Indonesia June inflation below expectation, but July seen higher

JAKARTA, July 1:  Indonesia’s inflation rate increased less than expected in June as the full impact of the government’s recent fuel price hike has yet to be felt in Southeast Asia’s largest economy.
Analysts expect July’s inflation numbers will better reflect the impact of Indonesia’s move to jack up subsidized gasoline and diesel prices on June 22. Some analysts expect the central bank will raise interest rates again as early as next week.
The statistics bureau said on Monday that annual headline inflation in June was 5.9 percent. That compared with May’s 5.47 percent and below the median 6.10 percent forecast in a Reuters  poll.
‘The full impact from last month’s fuel price hikes is unlikely to have been priced in completely, and thus, one would expect a markedly higher July reading,’ said Gundy Cahyadi, economist for OCBC Bank in Singapore.
‘We still think that Bank Indonesia may adjust its (benchmark) rate higher by 25 basis points this month,’ he said.
Aldian Taloputra, economist at Mandiri Sekuritas in Jakarta, expects hikes of 25 basis points in the benchmark rate at Bank Indonesia’s July 11 meeting and again in August. He sees inflation peaking at about 8.2 percent in July.
Chua Hak Bin of Bank America Merrill Lynch said he expects inflation to peak at 8.5-9.5 percent by September-October, and that the benchmark rate will be increased another 25 basis point.
Until last month, the central bank had held the rate steady at 5.75 percent since February 2011. In mid-June, it surprised the market by raising both the overnight deposit facility rate and benchmark rate by 25 basis points, in an effort to contain rising inflation expectations and support the weak rupiah .
Those rate hikes came as Southeast Asia’s biggest economy was suffering a heavy sell-off of bonds and stocks, and the exchange rate for the rupiah neared the psychologically important level of 10,000 to the dollar.
GASOLINE PRICE RAISED 44 PCT
Higher inflation was expected after the government, following months of delay, raised the price of subsidised fuel by 44 percent for gasoline and 22 percent for diesel. In addition, rising food prices ahead of the Muslim fasting month, of Ramadan, which begins next week, contributed to higher inflation in June.
A Bank Indonesia official said last Friday the annual pace of inflation could be as high as 7.5 percent in July on rising demand during Ramadan. He estimated June’s inflation at 5.9 percent, the figure the government’s statistics bureau reported on Monday.

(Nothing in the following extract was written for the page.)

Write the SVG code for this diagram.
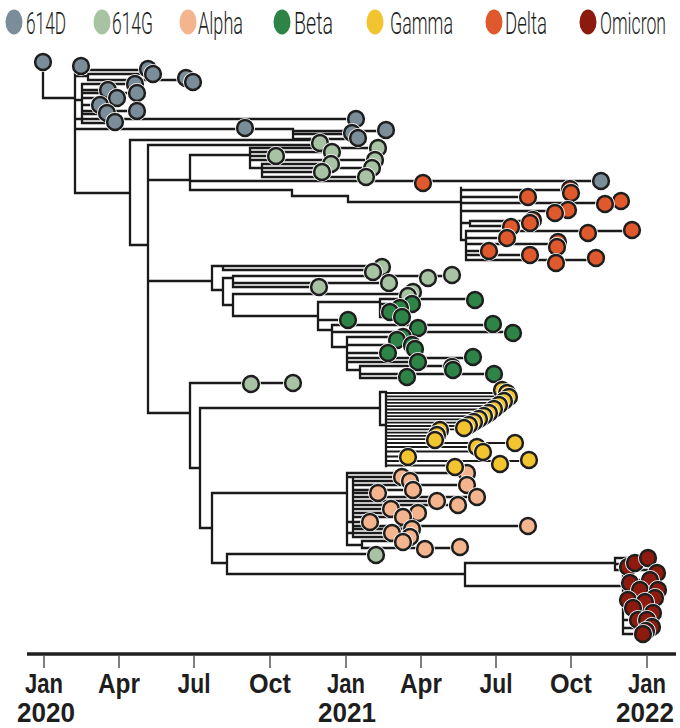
<svg xmlns="http://www.w3.org/2000/svg" xmlns:xlink="http://www.w3.org/1999/xlink" width="680" height="728" viewBox="0 0 680 728">
<style>
.branch{fill:none;stroke:#1a1a1a;stroke-width:2.3;stroke-linecap:square}
.thin{fill:none;stroke:#1a1a1a;stroke-width:1.8;stroke-linecap:square}
.leg{font-family:Roboto,"Liberation Sans",sans-serif;font-weight:300;font-size:32px;fill:#1e1e1e}
.ax{font-family:"Liberation Sans",Arial,sans-serif;font-weight:bold;font-size:28px;fill:#1e1e1e;text-anchor:middle}
.tick{stroke:#555;stroke-width:1.5}
.c614d{fill:#7b8d99}.c614g{fill:#a8c2a4}.calpha{fill:#f3b48e}.cbeta{fill:#2d8446}.cgamma{fill:#f2c530}.cdelta{fill:#e0592c}.comicron{fill:#8c1a0e}
</style>
<defs>
<g id="dot"><circle r="10" fill="#fff"/><circle r="7.9" stroke="#1e1e1e" stroke-width="2.5"/></g>
</defs>
<rect width="680" height="728" fill="#fff"/>
<g id="legend">
<ellipse class="c614d" cx="14" cy="22" rx="8.5" ry="12.5"/><text class="leg" transform="translate(26,34) scale(0.6,1)" textLength="66.7" lengthAdjust="spacingAndGlyphs">614D</text>
<ellipse class="c614g" cx="102" cy="22" rx="8.5" ry="12.5"/><text class="leg" transform="translate(112,34) scale(0.6,1)" textLength="68.3" lengthAdjust="spacingAndGlyphs">614G</text>
<ellipse class="calpha" cx="188" cy="22" rx="8.5" ry="12.5"/><text class="leg" transform="translate(198,34) scale(0.6,1)" textLength="75" lengthAdjust="spacingAndGlyphs">Alpha</text>
<ellipse class="cbeta" cx="282" cy="22" rx="8.5" ry="12.5"/><text class="leg" transform="translate(294,34) scale(0.6,1)" textLength="65" lengthAdjust="spacingAndGlyphs">Beta</text>
<ellipse class="cgamma" cx="375" cy="22" rx="8.5" ry="12.5"/><text class="leg" transform="translate(390,34) scale(0.6,1)" textLength="105" lengthAdjust="spacingAndGlyphs">Gamma</text>
<ellipse class="cdelta" cx="494" cy="22" rx="8.5" ry="12.5"/><text class="leg" transform="translate(505,34) scale(0.6,1)" textLength="70" lengthAdjust="spacingAndGlyphs">Delta</text>
<ellipse class="comicron" cx="588" cy="22" rx="8.5" ry="12.5"/><text class="leg" transform="translate(600,34) scale(0.6,1)" textLength="110" lengthAdjust="spacingAndGlyphs">Omicron</text>
</g>
<g id="connectors">
<path class="branch" d="
M43,62 V98 H75 M75,66 V193 M75,66 H81
M75,70 H148 M75,76 H88 M88,74 V80 M88,74 H153 M88,80 H193
M75,100 H82 M82,84 V123 M82,84 H135 M82,90 H108 M82,93 H137 M82,98 H117 M82,105 H100 M82,111 H137 M82,114 H107 M82,123 H115
M75,119 H356
M75,129 H293 M293,129 V139 M293,131 H386 M293,134 H352 M293,139 H358
M75,193 H130 M130,140 V245 M130,140 H318 M130,245 H148
M148,145 V413 M148,145 H318
M148,180 H190 M190,155 V190
M190,155 H250 M250,148 V168 M250,148 H378 M250,152 H332 M250,156 H276 M250,160 H375
M250,168 H262 M262,164 V177 M262,164 H331 M262,168 H372 M262,172 H322 M262,177 H366
M190,181 H601
M190,190 H292 M292,190 V196 M292,196 H348 M348,196 V202 M348,202 H461
M461,188 V240 M461,190 H570 M461,197 H528 M461,203 H621 M461,211 H568
M461,223 H470 M470,221 V226 M470,221 H533 M470,226 H511
M461,240 H466 M466,231 V260 M466,231 H632 M466,238 H507 M466,244 H558 M466,251 H489 M466,255 H530 M466,260 H596
M148,281 H212 M212,266 V290
M212,266 H223 M223,266 V270 M223,266 H382 M223,270 H373
M212,290 H223 M223,278 V305
M223,278 H233 M233,276 V287 M233,276 H452 M233,283 H389 M233,287 H319
M223,305 H233 M233,294 V316 M233,294 H413
M233,316 H318 M318,302 V330
M318,302 H380 M380,299 V317 M380,299 H475 M380,304 H412 M380,308 H400 M380,312 H390 M380,317 H402
M318,320 H348
M318,330 H332 M332,325 V347 M332,325 H493 M332,332 H513
M332,347 H347 M347,337 V370 M347,337 H403 M347,345 H415 M347,353 H388 M347,358 H473 M347,362 H418
M347,370 H360 M360,366 V378 M360,366 H453 M360,374 H494 M360,378 H407
M148,413 H190 M190,383 V468 M190,383 H293
M190,468 H200 M200,408 V528 M200,408 H380
M380,392 V425 M380,425 H386 M380,392 H386 M386,392 V466
M200,528 H212 M212,493 V563 M212,493 H347 M347,473 V545
M347,473 H467 M347,477 H353 M353,477 V537
M353,477 H402 M353,481 H410 M353,485 H467 M353,490 H413 M353,493 H378 M353,497 H477 M353,501 H437 M353,505 H458 M353,509 H391 M353,513 H418 M353,517 H403
M347,522 H370 M353,526 H528 M353,529 H412 M347,533 H392 M353,537 H410
M347,545 H362 M362,541 V548 M362,541 H403 M362,548 H460
M212,563 H227 M227,554 V574 M227,554 H376
M227,574 H465 M465,563 V586
M465,563 H615 M615,558 V570 M615,558 H640 M615,564 H628 M615,570 H650
M465,586 H623 M623,576 V634 M623,580 H650 M623,590 H640 M623,600 H655 M623,610 H633 M623,620 H647 M623,628 H648 M623,634 H643
"/>
<path class="thin" d="
M386,393 H507 M386,396.3 H509 M386,399.6 H505 M386,402.9 H500 M386,406.2 H496 M386,409.5 H492 M386,412.8 H488 M386,416.1 H484 M386,419.4 H479 M386,422.7 H474 M386,426 H467 M386,429.3 H461 M386,432.6 H441 M386,435.9 H438 M386,439.2 H435
M386,443 H516 M386,447 H478 M386,451.5 H483 M386,456.5 H408 M386,461 H529 M386,465.5 H455
"/>
</g>
<g id="clade-614D" class="c614d">
<use href="#dot" x="43" y="62"/><use href="#dot" x="81" y="66"/>
<use href="#dot" x="148" y="69"/><use href="#dot" x="153" y="74"/><use href="#dot" x="186" y="78"/><use href="#dot" x="193" y="82"/>
<use href="#dot" x="135" y="84"/><use href="#dot" x="137" y="93"/><use href="#dot" x="137" y="111"/>
<use href="#dot" x="108" y="90"/><use href="#dot" x="117" y="98"/><use href="#dot" x="100" y="105"/><use href="#dot" x="107" y="113"/><use href="#dot" x="115" y="122"/>
<use href="#dot" x="245" y="128"/><use href="#dot" x="356" y="119"/><use href="#dot" x="352" y="133"/><use href="#dot" x="358" y="138"/><use href="#dot" x="386" y="130"/>
<use href="#dot" x="601" y="181"/>
</g>
<g id="clade-614G" class="c614g">
<use href="#dot" x="320" y="143"/><use href="#dot" x="332" y="152"/><use href="#dot" x="331" y="164"/><use href="#dot" x="322" y="172"/><use href="#dot" x="276" y="156"/>
<use href="#dot" x="378" y="148"/><use href="#dot" x="375" y="160"/><use href="#dot" x="372" y="168"/><use href="#dot" x="366" y="177"/>
<use href="#dot" x="382" y="267"/><use href="#dot" x="373" y="272"/><use href="#dot" x="389" y="283"/><use href="#dot" x="428" y="278"/><use href="#dot" x="452" y="275"/><use href="#dot" x="319" y="287"/><use href="#dot" x="413" y="292"/><use href="#dot" x="408" y="296"/>
<use href="#dot" x="251" y="384"/><use href="#dot" x="293" y="383"/><use href="#dot" x="376" y="555"/>
</g>
<g id="clade-delta" class="cdelta">
<use href="#dot" x="423" y="183"/><use href="#dot" x="570" y="189"/><use href="#dot" x="571" y="193"/><use href="#dot" x="528" y="197"/><use href="#dot" x="621" y="201"/><use href="#dot" x="605" y="204"/>
<use href="#dot" x="568" y="210"/><use href="#dot" x="555" y="213"/><use href="#dot" x="533" y="220"/><use href="#dot" x="530" y="223"/><use href="#dot" x="511" y="227"/><use href="#dot" x="632" y="230"/><use href="#dot" x="588" y="233"/>
<use href="#dot" x="507" y="238"/><use href="#dot" x="558" y="242"/><use href="#dot" x="557" y="247"/><use href="#dot" x="489" y="251"/><use href="#dot" x="530" y="255"/><use href="#dot" x="596" y="258"/><use href="#dot" x="556" y="263"/>
</g>
<g id="clade-beta" class="cbeta">
<use href="#dot" x="475" y="300"/><use href="#dot" x="412" y="304"/><use href="#dot" x="400" y="308"/><use href="#dot" x="390" y="312"/><use href="#dot" x="402" y="317"/><use href="#dot" x="348" y="320"/>
<use href="#dot" x="418" y="328"/><use href="#dot" x="493" y="324"/><use href="#dot" x="513" y="333"/><use href="#dot" x="403" y="337"/><use href="#dot" x="397" y="340"/><use href="#dot" x="412" y="345"/><use href="#dot" x="415" y="349"/>
<use href="#dot" x="388" y="353"/><use href="#dot" x="473" y="357"/><use href="#dot" x="418" y="362"/><use href="#dot" x="452" y="367"/><use href="#dot" x="453" y="370"/><use href="#dot" x="494" y="374"/><use href="#dot" x="407" y="377"/>
</g>
<g id="clade-alpha" class="calpha">
<use href="#dot" x="467" y="473"/><use href="#dot" x="402" y="477"/><use href="#dot" x="410" y="481"/><use href="#dot" x="467" y="485"/><use href="#dot" x="413" y="490"/><use href="#dot" x="378" y="493"/><use href="#dot" x="477" y="497"/>
<use href="#dot" x="437" y="501"/><use href="#dot" x="458" y="505"/><use href="#dot" x="391" y="509"/><use href="#dot" x="418" y="513"/><use href="#dot" x="403" y="517"/><use href="#dot" x="370" y="522"/><use href="#dot" x="528" y="526"/>
<use href="#dot" x="412" y="529"/><use href="#dot" x="392" y="533"/><use href="#dot" x="410" y="537"/><use href="#dot" x="403" y="542"/><use href="#dot" x="460" y="547"/><use href="#dot" x="425" y="549"/>
</g>
<g id="clade-gamma" class="cgamma">
<use href="#dot" x="502" y="390"/><use href="#dot" x="507" y="393"/><use href="#dot" x="509" y="397"/><use href="#dot" x="504" y="401"/><use href="#dot" x="499" y="405"/><use href="#dot" x="494" y="409"/>
<use href="#dot" x="489" y="413"/><use href="#dot" x="484" y="416"/><use href="#dot" x="479" y="419"/><use href="#dot" x="474" y="422"/><use href="#dot" x="469" y="425"/><use href="#dot" x="464" y="428"/>
<use href="#dot" x="440" y="430"/><use href="#dot" x="437" y="435"/><use href="#dot" x="435" y="440"/><use href="#dot" x="515" y="443"/><use href="#dot" x="477" y="447"/><use href="#dot" x="483" y="452"/>
<use href="#dot" x="408" y="457"/><use href="#dot" x="529" y="460"/><use href="#dot" x="500" y="464"/><use href="#dot" x="455" y="467"/>
</g>
<g id="clade-omicron" class="comicron">
<use href="#dot" x="628" y="567"/><use href="#dot" x="635" y="563"/><use href="#dot" x="648" y="558"/><use href="#dot" x="657" y="573"/><use href="#dot" x="650" y="580"/><use href="#dot" x="630" y="583"/>
<use href="#dot" x="640" y="590"/><use href="#dot" x="658" y="590"/><use href="#dot" x="655" y="598"/><use href="#dot" x="628" y="600"/><use href="#dot" x="645" y="602"/><use href="#dot" x="633" y="608"/>
<use href="#dot" x="653" y="613"/><use href="#dot" x="638" y="620"/><use href="#dot" x="647" y="620"/><use href="#dot" x="652" y="627"/><use href="#dot" x="646" y="631"/><use href="#dot" x="643" y="634"/>
</g>
<g id="axis">
<path d="M27,654 H676" stroke="#1e1e1e" stroke-width="3.5"/>
<path class="tick" d="M44,656 V668 M119,656 V668 M194,656 V668 M270,656 V668 M346,656 V668 M421,656 V668 M496,656 V668 M571,656 V668 M647,656 V668"/>
<text class="ax" x="44" y="693" textLength="38" lengthAdjust="spacingAndGlyphs">Jan</text>
<text class="ax" x="119" y="693" textLength="42" lengthAdjust="spacingAndGlyphs">Apr</text>
<text class="ax" x="194" y="693" textLength="33" lengthAdjust="spacingAndGlyphs">Jul</text>
<text class="ax" x="270" y="693" textLength="42" lengthAdjust="spacingAndGlyphs">Oct</text>
<text class="ax" x="346" y="693" textLength="38" lengthAdjust="spacingAndGlyphs">Jan</text>
<text class="ax" x="421" y="693" textLength="42" lengthAdjust="spacingAndGlyphs">Apr</text>
<text class="ax" x="496" y="693" textLength="33" lengthAdjust="spacingAndGlyphs">Jul</text>
<text class="ax" x="571" y="693" textLength="42" lengthAdjust="spacingAndGlyphs">Oct</text>
<text class="ax" x="647" y="693" textLength="38" lengthAdjust="spacingAndGlyphs">Jan</text>
<text class="ax" x="46" y="722" textLength="58" lengthAdjust="spacingAndGlyphs">2020</text>
<text class="ax" x="347" y="722" textLength="58" lengthAdjust="spacingAndGlyphs">2021</text>
<text class="ax" x="645" y="722" textLength="58" lengthAdjust="spacingAndGlyphs">2022</text>
</g>
</svg>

Bank Indonesia has been hoping inflation for this year would remain in the range of 3.5-5.5 percent.
On Monday, the statistics bureau said the country’s trade deficit in May narrowed to $590 million from April’s gap, revised to $1.7 billion.
Exports in May fell 4.49 percent from a year earlier, and imports drop 2.19 percent.
A poll had expected a trade deficit of $460 million for May. The country’s trade balance flipped into a surplus in March, after five consecutive months of deficits through  February.
However, exports will be remain under pressure due to the weak outlook on China and declining commodity prices.
Manufacturing activity in Indonesia expanded in June, though at a slower pace while export orders fell for the first time in four months, HSBC Markit’s purchasing managers’ index survey showed on Monday. The index for June was 51.0, compared with 51.6 in May.